I ask whether nudism is at risk of fading away. The majority here are boomers.
“It’s definitely still predominantly older people at organised events and clubs, but that’s not to say young people aren’t interested,” Nakita says.
“They’d rather just do it on the fly.”
“She wants to grill her parents about their social media skills,” laughs Callum.
“If there was more advertisement aimed at younger people then you’d get more involved.”
“It’s mostly [marketed on] radio and in the newspaper,” Nakita admits.
“And how many young people read the newspaper?”
What’s stopping young people taking up nudism, I ask?
“Negative body image is a big one,” she says.
“There’s so much body-shaming. That’s why this community’s so important.”
Aside from one man’s genitals, featuring a smorgasbord of piercings, I’m struck by just how… “normal” today has been.
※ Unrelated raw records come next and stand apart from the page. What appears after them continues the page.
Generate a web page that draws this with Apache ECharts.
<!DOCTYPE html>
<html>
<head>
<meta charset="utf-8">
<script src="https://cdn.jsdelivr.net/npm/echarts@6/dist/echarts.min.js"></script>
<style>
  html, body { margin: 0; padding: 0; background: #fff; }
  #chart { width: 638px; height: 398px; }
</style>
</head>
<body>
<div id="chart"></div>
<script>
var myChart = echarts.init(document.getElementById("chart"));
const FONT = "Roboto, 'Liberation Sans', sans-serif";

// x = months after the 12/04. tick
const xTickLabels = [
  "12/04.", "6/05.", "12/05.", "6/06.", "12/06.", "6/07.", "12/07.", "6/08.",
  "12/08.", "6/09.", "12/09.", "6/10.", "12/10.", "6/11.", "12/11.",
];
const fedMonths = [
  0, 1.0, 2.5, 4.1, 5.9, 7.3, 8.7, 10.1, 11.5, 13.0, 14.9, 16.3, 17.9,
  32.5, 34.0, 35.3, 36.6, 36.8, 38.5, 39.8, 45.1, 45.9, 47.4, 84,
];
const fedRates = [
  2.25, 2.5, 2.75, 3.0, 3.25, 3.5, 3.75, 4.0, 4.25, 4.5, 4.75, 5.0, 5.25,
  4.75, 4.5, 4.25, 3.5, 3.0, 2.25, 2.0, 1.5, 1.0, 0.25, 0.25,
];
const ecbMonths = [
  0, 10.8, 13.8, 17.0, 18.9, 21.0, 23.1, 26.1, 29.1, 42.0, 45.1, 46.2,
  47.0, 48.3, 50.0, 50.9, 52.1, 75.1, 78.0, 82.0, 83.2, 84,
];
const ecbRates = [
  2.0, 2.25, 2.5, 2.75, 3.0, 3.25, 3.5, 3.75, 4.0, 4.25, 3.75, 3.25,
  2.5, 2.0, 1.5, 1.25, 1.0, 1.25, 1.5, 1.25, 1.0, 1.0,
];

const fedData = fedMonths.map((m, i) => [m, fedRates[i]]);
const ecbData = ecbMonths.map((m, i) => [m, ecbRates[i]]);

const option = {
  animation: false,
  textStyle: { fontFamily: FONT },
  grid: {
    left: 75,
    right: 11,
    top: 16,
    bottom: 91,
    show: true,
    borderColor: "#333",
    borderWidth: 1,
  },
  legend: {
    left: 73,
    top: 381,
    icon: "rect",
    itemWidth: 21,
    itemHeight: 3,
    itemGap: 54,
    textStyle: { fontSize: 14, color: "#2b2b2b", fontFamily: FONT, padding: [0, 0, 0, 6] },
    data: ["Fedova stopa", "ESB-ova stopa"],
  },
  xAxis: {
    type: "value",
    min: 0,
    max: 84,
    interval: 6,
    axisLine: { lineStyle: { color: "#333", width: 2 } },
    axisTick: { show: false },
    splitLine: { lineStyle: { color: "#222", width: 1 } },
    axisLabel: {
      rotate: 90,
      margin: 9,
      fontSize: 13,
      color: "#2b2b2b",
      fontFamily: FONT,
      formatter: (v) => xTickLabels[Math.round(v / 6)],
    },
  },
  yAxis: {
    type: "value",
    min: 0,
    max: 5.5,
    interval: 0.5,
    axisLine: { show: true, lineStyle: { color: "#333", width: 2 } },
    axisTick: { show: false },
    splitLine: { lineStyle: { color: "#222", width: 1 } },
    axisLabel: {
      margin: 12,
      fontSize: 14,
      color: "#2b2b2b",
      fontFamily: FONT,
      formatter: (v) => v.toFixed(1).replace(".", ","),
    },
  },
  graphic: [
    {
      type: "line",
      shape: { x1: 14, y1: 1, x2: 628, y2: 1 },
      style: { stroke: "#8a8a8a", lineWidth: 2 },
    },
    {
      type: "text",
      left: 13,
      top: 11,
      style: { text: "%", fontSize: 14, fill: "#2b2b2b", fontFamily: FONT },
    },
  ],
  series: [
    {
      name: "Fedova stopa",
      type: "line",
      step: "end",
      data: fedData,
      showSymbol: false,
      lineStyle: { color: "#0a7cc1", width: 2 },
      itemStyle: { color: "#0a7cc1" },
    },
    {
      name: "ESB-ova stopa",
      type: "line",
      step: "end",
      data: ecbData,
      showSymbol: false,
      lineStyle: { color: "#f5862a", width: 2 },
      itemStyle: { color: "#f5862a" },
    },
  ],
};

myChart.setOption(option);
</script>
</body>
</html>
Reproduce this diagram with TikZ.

After my initial nerves, I’ve largely felt no different than I would attending your run-of-the-mill surf lifesaving carnival or church fete.
My shoulders beginning to pink, I bid them adieu and trudge through the sand towards the carpark, bumping into Miss V, a nurse, on the way. The smell of sausage sizzle fills the air.
“The Greeks invented this, man, and I’m Greek so I’m just following tradition,” she tells me.
Indeed, the original Olympians often competed nude.
“Plus it’s a pretty good perv.”
And with that, she and friend Michelle, a former Miss Maslin Beach, are off to the arena. Chasing gold in the Three-Legged Race.